Direction: Print the listing in its entirety and exactly, leaving out images.

== == ==

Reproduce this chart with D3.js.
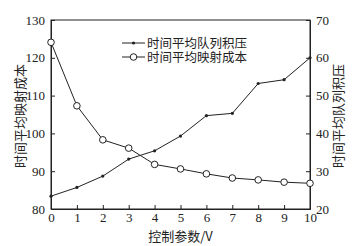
<!DOCTYPE html>
<html><head><meta charset="utf-8">
<script src="https://cdn.jsdelivr.net/npm/d3@7"></script>
<style>
html,body{margin:0;padding:0;background:#fff;}
text{font-family:"Liberation Serif","DejaVu Serif",serif;fill:#222;}
.cjk{font-family:"Noto Sans CJK SC","Noto Sans CJK JP",sans-serif;}
</style></head><body>
<svg id="c" width="361" height="246"></svg>
<script>
const categories = [0,1,2,3,4,5,6,7,8,9,10];
const queueValues = [23.4,25.7,28.7,33.2,35.4,39.3,44.7,45.3,53.2,54.2,60.0];
const costValues = [124.1,107.3,98.3,96.1,91.8,90.6,89.3,88.2,87.7,87.1,86.8];
const leftTicks = [80,90,100,110,120,130];
const rightTicks = [20,30,40,50,60,70];
const xTicks = [0,1,2,3,4,5,6,7,8,9,10];
const seriesNames = ["时间平均队列积压","时间平均映射成本"];
const xTitle = "控制参数/V";
const leftTitle = "时间平均映射成本";
const rightTitle = "时间平均队列积压";

const svg = d3.select("#c");
const L=51, R=310, T=20, B=209;
const x = d3.scaleLinear().domain([0,10]).range([L,R]);
const yL = d3.scaleLinear().domain([80,130]).range([B,T]);
const yR = d3.scaleLinear().domain([20,70]).range([B,T]);
const col="#222";

svg.append("rect").attr("x",L).attr("y",T).attr("width",R-L).attr("height",B-T)
  .attr("fill","none").attr("stroke",col).attr("stroke-width",1);

const ax = svg.append("g").attr("transform",`translate(0,${B})`)
  .call(d3.axisBottom(x).tickValues(xTicks).tickSize(-4).tickPadding(4).tickFormat(d3.format("d")));
const al = svg.append("g").attr("transform",`translate(${L},0)`)
  .call(d3.axisLeft(yL).tickValues(leftTicks).tickSize(-4).tickPadding(6));
const ar = svg.append("g").attr("transform",`translate(${R},0)`)
  .call(d3.axisRight(yR).tickValues(rightTicks).tickSize(-4).tickPadding(6));
[ax,al,ar].forEach(g=>{
  g.select(".domain").attr("stroke",col);
  g.selectAll(".tick line").attr("stroke",col);
  g.selectAll(".tick text").attr("font-size",13).attr("font-family","Liberation Serif, serif").attr("fill","#222");
});
ax.selectAll(".tick text").attr("dy","0.71em");

const lineQ = d3.line().x((d,i)=>x(categories[i])).y(d=>yR(d));
const lineC = d3.line().x((d,i)=>x(categories[i])).y(d=>yL(d));
svg.append("path").datum(queueValues).attr("d",lineQ).attr("fill","none").attr("stroke",col).attr("stroke-width",1);
svg.append("path").datum(costValues).attr("d",lineC).attr("fill","none").attr("stroke",col).attr("stroke-width",1);
svg.selectAll(".qd").data(queueValues).enter().append("circle")
  .attr("cx",(d,i)=>x(categories[i])).attr("cy",d=>yR(d)).attr("r",1.6).attr("fill",col);
svg.selectAll(".cd").data(costValues).enter().append("circle")
  .attr("cx",(d,i)=>x(categories[i])).attr("cy",d=>yL(d)).attr("r",3.3).attr("fill","#fff").attr("stroke",col).attr("stroke-width",1);

const lg = svg.append("g");
seriesNames.forEach((n,i)=>{
  const yy = 43 + i*14;
  lg.append("line").attr("x1",122).attr("x2",145).attr("y1",yy).attr("y2",yy).attr("stroke",col).attr("stroke-width",1);
  if(i===0) lg.append("circle").attr("cx",133.5).attr("cy",yy).attr("r",1.6).attr("fill",col);
  else lg.append("circle").attr("cx",133.5).attr("cy",yy).attr("r",3.3).attr("fill","#fff").attr("stroke",col);
  lg.append("text").attr("class","cjk").attr("x",147).attr("y",yy).attr("dy","0.36em")
    .attr("font-size",12.5).text(n);
});

svg.append("text").attr("class","cjk").attr("font-size",13).attr("text-anchor","middle")
  .attr("transform",`translate(${(L+R)/2},${241})`).text(xTitle);
svg.append("text").attr("class","cjk").attr("font-size",13).attr("text-anchor","middle")
  .attr("transform",`translate(25,116) rotate(-90)`).text(leftTitle);
svg.append("text").attr("class","cjk").attr("font-size",13).attr("text-anchor","middle")
  .attr("transform",`translate(343,116) rotate(-90)`).text(rightTitle);
</script>
</body></html>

== == ==

Solved exercise:
Reproduce this chart with D3.js.
<!DOCTYPE html>
<html><head><meta charset="utf-8">
<script src="https://cdn.jsdelivr.net/npm/d3@7"></script>
<style>
html,body{margin:0;padding:0;background:#fff;}
text{font-family:"Liberation Serif","DejaVu Serif",serif;fill:#222;}
.cjk{font-family:"Noto Sans CJK SC","Noto Sans CJK JP",sans-serif;}
</style></head><body>
<svg id="c" width="361" height="246"></svg>
<script>
const categories = [0,1,2,3,4,5,6,7,8,9,10];
const queueValues = [23.4,25.7,28.7,33.2,35.4,39.3,44.7,45.3,53.2,54.2,60.0];
const costValues = [124.1,107.3,98.3,96.1,91.8,90.6,89.3,88.2,87.7,87.1,86.8];
const leftTicks = [80,90,100,110,120,130];
const rightTicks = [20,30,40,50,60,70];
const xTicks = [0,1,2,3,4,5,6,7,8,9,10];
const seriesNames = ["时间平均队列积压","时间平均映射成本"];
const xTitle = "控制参数/V";
const leftTitle = "时间平均映射成本";
const rightTitle = "时间平均队列积压";

const svg = d3.select("#c");
const L=51, R=310, T=20, B=209;
const x = d3.scaleLinear().domain([0,10]).range([L,R]);
const yL = d3.scaleLinear().domain([80,130]).range([B,T]);
const yR = d3.scaleLinear().domain([20,70]).range([B,T]);
const col="#222";

svg.append("rect").attr("x",L).attr("y",T).attr("width",R-L).attr("height",B-T)
  .attr("fill","none").attr("stroke",col).attr("stroke-width",1);

const ax = svg.append("g").attr("transform",`translate(0,${B})`)
  .call(d3.axisBottom(x).tickValues(xTicks).tickSize(-4).tickPadding(4).tickFormat(d3.format("d")));
const al = svg.append("g").attr("transform",`translate(${L},0)`)
  .call(d3.axisLeft(yL).tickValues(leftTicks).tickSize(-4).tickPadding(6));
const ar = svg.append("g").attr("transform",`translate(${R},0)`)
  .call(d3.axisRight(yR).tickValues(rightTicks).tickSize(-4).tickPadding(6));
[ax,al,ar].forEach(g=>{
  g.select(".domain").attr("stroke",col);
  g.selectAll(".tick line").attr("stroke",col);
  g.selectAll(".tick text").attr("font-size",13).attr("font-family","Liberation Serif, serif").attr("fill","#222");
});
ax.selectAll(".tick text").attr("dy","0.71em");

const lineQ = d3.line().x((d,i)=>x(categories[i])).y(d=>yR(d));
const lineC = d3.line().x((d,i)=>x(categories[i])).y(d=>yL(d));
svg.append("path").datum(queueValues).attr("d",lineQ).attr("fill","none").attr("stroke",col).attr("stroke-width",1);
svg.append("path").datum(costValues).attr("d",lineC).attr("fill","none").attr("stroke",col).attr("stroke-width",1);
svg.selectAll(".qd").data(queueValues).enter().append("circle")
  .attr("cx",(d,i)=>x(categories[i])).attr("cy",d=>yR(d)).attr("r",1.6).attr("fill",col);
svg.selectAll(".cd").data(costValues).enter().append("circle")
  .attr("cx",(d,i)=>x(categories[i])).attr("cy",d=>yL(d)).attr("r",3.3).attr("fill","#fff").attr("stroke",col).attr("stroke-width",1);

const lg = svg.append("g");
seriesNames.forEach((n,i)=>{
  const yy = 43 + i*14;
  lg.append("line").attr("x1",122).attr("x2",145).attr("y1",yy).attr("y2",yy).attr("stroke",col).attr("stroke-width",1);
  if(i===0) lg.append("circle").attr("cx",133.5).attr("cy",yy).attr("r",1.6).attr("fill",col);
  else lg.append("circle").attr("cx",133.5).attr("cy",yy).attr("r",3.3).attr("fill","#fff").attr("stroke",col);
  lg.append("text").attr("class","cjk").attr("x",147).attr("y",yy).attr("dy","0.36em")
    .attr("font-size",12.5).text(n);
});

svg.append("text").attr("class","cjk").attr("font-size",13).attr("text-anchor","middle")
  .attr("transform",`translate(${(L+R)/2},${241})`).text(xTitle);
svg.append("text").attr("class","cjk").attr("font-size",13).attr("text-anchor","middle")
  .attr("transform",`translate(25,116) rotate(-90)`).text(leftTitle);
svg.append("text").attr("class","cjk").attr("font-size",13).attr("text-anchor","middle")
  .attr("transform",`translate(343,116) rotate(-90)`).text(rightTitle);
</script>
</body></html>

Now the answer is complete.